Le 16 pagine dell’intervista rilasciata a “Credito Popolare” dall’ex Governatore della Banca d’Italia Antonio Fazio e le 232 pagine del nuovo libro del Governatore in carica Ignazio Visco (“Anni difficili”, per Il Mulino) meriteranno letture e recensioni approfondite. Ma l’effetto-duello, sul piano mediatico-letterario, c’è già tutto, a maggior ragione quando i temi in gioco in entrambi i “saggi” – il ciclo economico italiano, l’euro e la crisi bancaria – sono di decisiva attualità.
È un duello che Fazio vince in fondo “a prescindere”: rilasciando poche affermazioni asciutte e pacate dal suo “retiro”, dopo la cacciata del 2005 e i processi subiti per (presunta) cattiva vigilanza. Visco, simmetricamente, perde in partenza: costretto a pubblicare un’opera letteraria estesa (la seconda in pochi anni) per difendere il proprio ruolo di responsabile della maggiore authority indipendente nazionale. Obbligato a rimettere faticosamente “in bella” le analisi proposte e le azioni intraprese dalla Banca d’Italia soprattutto nel campo della vigilanza bancaria.
È – Visco – lo stesso banchiere centrale (in via Nazionale e in Bce) ritrovatosi pochi giorni fa sotto il fuoco della nuova maggioranza di governo per l’ennesimo warning tecno-europeista sul Def italiano. Ed è anche il capo della vigilanza nazionale in predicato di affrontare una nuova commissione parlamentare d’inchiesta sui crac bancari: maturati – da Etruria a Mps, da Vicenza a Genova – mentre in via Nazionale c’era lui. Non sono stati, non sono temi da ufficio studi: erano – sono – temi di decisioni da prendere, di decisioni (o “indecisioni”) prese negli ultimi anni.
Fazio ha comunque buon gioco nel rinunciare a fare nomi e cognomi: soprattutto quelli della guerra bancaria italo-europea che ne decretarono la brusca uscita da via Nazionale dopo 12 anni. Il più importante nome a mancare è naturalmente quello di Mario Draghi: il cui arrivo a palazzo Koch dopo Fazio segnò l’espugnazione dell’ultimo baluardo euroscettico nell’eurozona e anti-globalista sui mercati finanziari. È senz’altro il Presidente Bce il convitato di pietra al duello Fazio-Visco. È a Draghi che Fazio indirizza una critica serrata e sostanziale all’Unione bancaria: uno “statement” che per la sua brevità consente e merita qui di seguito una lettura integrale.
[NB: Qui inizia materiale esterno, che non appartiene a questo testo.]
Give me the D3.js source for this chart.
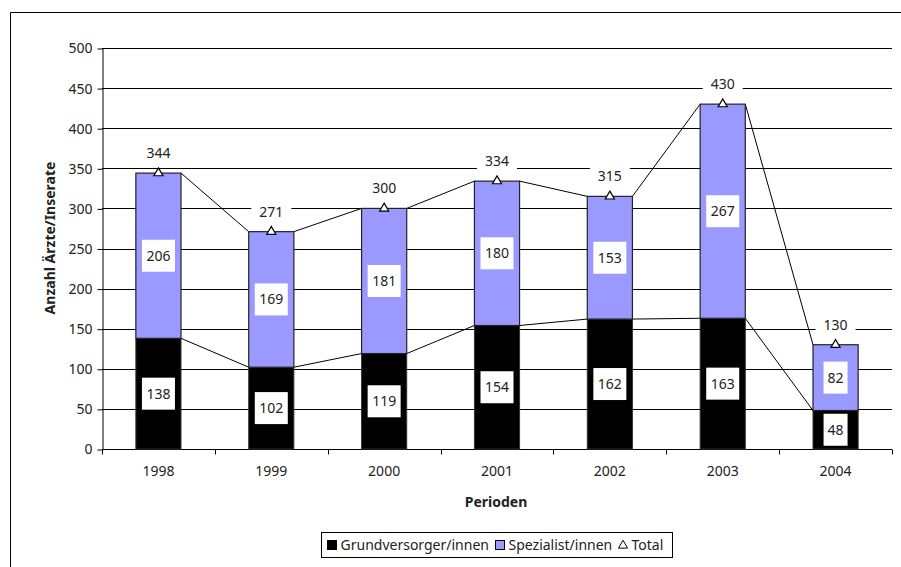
<!DOCTYPE html>
<html>
<head>
<meta charset="utf-8">
<script src="https://cdn.jsdelivr.net/npm/d3@7"></script>
<style>
  body { margin: 0; background: #fff; }
  text { font-family: "Noto Sans", "Open Sans", sans-serif; fill: #222; }
</style>
</head>
<body>
<div id="chart"></div>
<script>
// stacked bars: Grundversorger + Spezialist, with total markers

var years = ['1998', '1999', '2000', '2001', '2002', '2003', '2004'];
var grund = [138, 102, 119, 154, 162, 163, 48];
var spez = [206, 169, 181, 180, 153, 267, 82];
var total = [344, 271, 300, 334, 315, 430, 130];
var yTicks = [0, 50, 100, 150, 200, 250, 300, 350, 400, 450, 500];
var seriesNames = ['Grundversorger/innen', 'Spezialist/innen', 'Total'];

(function() {
  var W = 901, H = 567;
  var margin = { top: 48, left: 102, right: 9, bottom: 118 };
  var width = W - margin.left - margin.right,
      height = H - margin.top - margin.bottom;
  var fs = 14;

  var svg = d3.select("#chart").append("svg")
    .attr("width", W).attr("height", H);

  // outer chart border
  svg.append("path")
    .attr("d", "M10.5," + H + "V12.5H" + W)
    .attr("fill", "none").attr("stroke", "#000").attr("stroke-width", 1);

  var g = svg.append("g")
    .attr("transform", "translate(" + margin.left + "," + margin.top + ")");

  var x = d3.scaleBand().domain(years).range([0, width]).paddingInner(0.6).paddingOuter(0.3);
  var y = d3.scaleLinear().domain([0, 500]).range([height, 0]);

  var data = years.map(function(yr, i) {
    return { year: yr, g: grund[i], s: spez[i], t: total[i] };
  });

  // gridlines
  g.selectAll(".grid").data(yTicks.slice(1))
    .enter().append("line")
    .attr("x1", 0).attr("x2", width)
    .attr("y1", function(d) { return Math.round(y(d)) + 0.5; })
    .attr("y2", function(d) { return Math.round(y(d)) + 0.5; })
    .attr("stroke", "#000").attr("stroke-width", 1);

  // y axis
  var yAxis = g.append("g").attr("transform", "translate(0.5,0.5)")
    .call(d3.axisLeft(y).tickValues(yTicks).tickSize(5).tickSizeOuter(0));
  yAxis.selectAll("text").attr("font-size", fs).attr("dx", "-2");
  yAxis.selectAll("line, path").attr("stroke", "#000");

  // x axis line + ticks at category boundaries
  var xg = g.append("g").attr("transform", "translate(0," + (height + 0.5) + ")");
  xg.append("line").attr("x1", 0).attr("x2", width).attr("stroke", "#000");
  xg.selectAll(".xt").data(d3.range(years.length + 1))
    .enter().append("line")
    .attr("x1", function(i) { return Math.round(i * width / years.length) + 0.5; })
    .attr("x2", function(i) { return Math.round(i * width / years.length) + 0.5; })
    .attr("y1", 0).attr("y2", 5).attr("stroke", "#000");
  xg.selectAll(".xl").data(years)
    .enter().append("text")
    .attr("x", function(d) { return x(d) + x.bandwidth() / 2; })
    .attr("y", 26)
    .attr("text-anchor", "middle")
    .attr("font-size", fs)
    .text(function(d) { return d; });

  // series lines between bar tops
  var bw = x.bandwidth();
  var links = [];
  for (var i = 0; i < data.length - 1; i++) {
    links.push({ x1: x(data[i].year) + bw, y1: y(data[i].g), x2: x(data[i + 1].year), y2: y(data[i + 1].g) });
    links.push({ x1: x(data[i].year) + bw, y1: y(data[i].t), x2: x(data[i + 1].year), y2: y(data[i + 1].t) });
  }
  g.selectAll(".link").data(links)
    .enter().append("line")
    .attr("x1", function(d) { return d.x1; })
    .attr("y1", function(d) { return d.y1; })
    .attr("x2", function(d) { return d.x2; })
    .attr("y2", function(d) { return d.y2; })
    .attr("stroke", "#000").attr("stroke-width", 1);

  // bars
  g.selectAll(".bar-g").data(data)
    .enter().append("rect")
    .attr("x", function(d) { return x(d.year); })
    .attr("y", function(d) { return y(d.g); })
    .attr("width", bw)
    .attr("height", function(d) { return y(0) - y(d.g); })
    .attr("fill", "#000").attr("stroke", "#333").attr("stroke-width", 1);

  g.selectAll(".bar-s").data(data)
    .enter().append("rect")
    .attr("x", function(d) { return x(d.year); })
    .attr("y", function(d) { return y(d.g + d.s); })
    .attr("width", bw)
    .attr("height", function(d) { return y(d.g) - y(d.g + d.s); })
    .attr("fill", "#9999FF").attr("stroke", "#222").attr("stroke-width", 1.2);

  // value labels in white boxes
  function boxLabel(cx, cy, txt) {
    var bwid = String(txt).length > 2 ? 33 : 24;
    g.append("rect")
      .attr("x", cx - bwid / 2).attr("y", cy - 16)
      .attr("width", bwid).attr("height", 32)
      .attr("fill", "#fff");
    g.append("text")
      .attr("x", cx).attr("y", cy)
      .attr("dy", "0.36em")
      .attr("text-anchor", "middle")
      .attr("font-size", fs)
      .text(txt);
  }
  data.forEach(function(d) {
    var cx = x(d.year) + bw / 2;
    boxLabel(cx, (y(0) + y(d.g)) / 2, d.g);
    boxLabel(cx, (y(d.g) + y(d.g + d.s)) / 2, d.s);
  });

  // total labels (white background cuts the gridline)
  data.forEach(function(d) {
    var cx = x(d.year) + bw / 2, cy = y(d.t) - 20;
    g.append("rect")
      .attr("x", cx - 20).attr("y", cy - 9)
      .attr("width", 40).attr("height", 18)
      .attr("fill", "#fff");
    g.append("text")
      .attr("x", cx).attr("y", cy)
      .attr("dy", "0.36em")
      .attr("text-anchor", "middle")
      .attr("font-size", fs)
      .text(d.t);
  });

  // total markers
  var tri = d3.symbol().type(d3.symbolTriangle).size(36);
  g.selectAll(".marker").data(data)
    .enter().append("path")
    .attr("d", tri)
    .attr("transform", function(d) { return "translate(" + (x(d.year) + bw / 2) + "," + y(d.t) + ")"; })
    .attr("fill", "#fff").attr("stroke", "#000").attr("stroke-width", 1.2);

  // axis titles
  svg.append("text")
    .attr("transform", "translate(50,238) rotate(-90)")
    .attr("dy", "0.36em")
    .attr("text-anchor", "middle")
    .attr("font-size", 14).attr("font-weight", "bold")
    .text("Anzahl Ärzte/Inserate");
  svg.append("text")
    .attr("x", margin.left + width / 2 - 1).attr("y", 507)
    .attr("text-anchor", "middle")
    .attr("font-size", 14).attr("font-weight", "bold")
    .text("Perioden");

  // legend
  var lg = svg.append("g").attr("transform", "translate(321.5,532.5)");
  lg.append("rect").attr("width", 351).attr("height", 25)
    .attr("fill", "#fff").attr("stroke", "#000");
  var lx = [6, 174, 297];
  var item = lg.selectAll(".item").data(seriesNames)
    .enter().append("g")
    .attr("transform", function(d, i) { return "translate(" + lx[i] + ",12.5)"; });
  item.each(function(d, i) {
    var s = d3.select(this);
    if (i < 2) {
      s.append("rect").attr("x", 0).attr("y", -4.5).attr("width", 9).attr("height", 9)
        .attr("fill", i === 0 ? "#000" : "#9999FF").attr("stroke", "#000");
    } else {
      s.append("path").attr("d", tri).attr("transform", "translate(4.5,0.5)")
        .attr("fill", "#fff").attr("stroke", "#000");
    }
    s.append("text").attr("x", 13).attr("dy", "0.36em")
      .attr("font-size", fs).text(d);
  });
})();
</script>
</body>
</html>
In attesa di confronti e battaglie che Fazio potrà godersi da spettatore-commentatore, mentre Visco non potrà permetterselo.
“La vigilanza è regolata da un accordo intergovernativo, neanche passato per il Parlamento. Questa vigilanza, è stato detto, ‘è fuori del Trattato, probabilmente è contro il Trattato’. Per questo potrebbe e dovrebbe tornare ad essere attività degli Stati nazionali. A livello europeo dovrebbe restare il coordinamento. Il problema c’è ed è evidente. Se alla Banca centrale viene tolto il controllo sulle maggiori banche, viene tolto lo strumento per intervenire quando è necessario. In tutti i casi di crisi che si sono verificate dal 1995 e con tutte le riforme che si sono susseguite, nessuno ha perso una lira (o, dopo, un euro). Si interveniva. Anche chi assorbiva sportelli di banche in crisi, alla fine, faceva un affare. Abbandonare questo sistema e poi introdurre il bail in è stato un errore. Non funziona. Riduce la vigilanza a continue immissioni di regole e richieste di ricapitalizzazioni. Compito della vigilanza invece è quello di seguire il singolo caso in ogni passaggio. Immaginiamo la salute delle persone affidata, invece che ai medici, ai Ministri della Sanità che intervengono con regole e leggi, che decidono, in maniera generalizzata e astratta, medicina e dose per ogni patologia e, in caso di malattia, obbligano il paziente a curarsi con la medicina stabilita. La vigilanza è cosa diversa. È il medico che si deve prendere cura del paziente prevenendo la malattia, che deve studiare il suo caso specifico, seguirne il decorso e adeguare la terapia al malato. Quando la Vigilanza era tra le competenze delle singole Banche centrali, nel momento in cui i dati cominciavano a mostrare anche minime criticità, si interveniva immediatamente, spesso anche soltanto informalmente, per evitare preventivamente situazioni di crisi. Negli Stati Uniti funziona ancora così. Occorre tornare a rimettere seriamente su questo problema, senza restare ancorati a un sistema che, alla prova dei fatti, si è visto non essere efficiente”.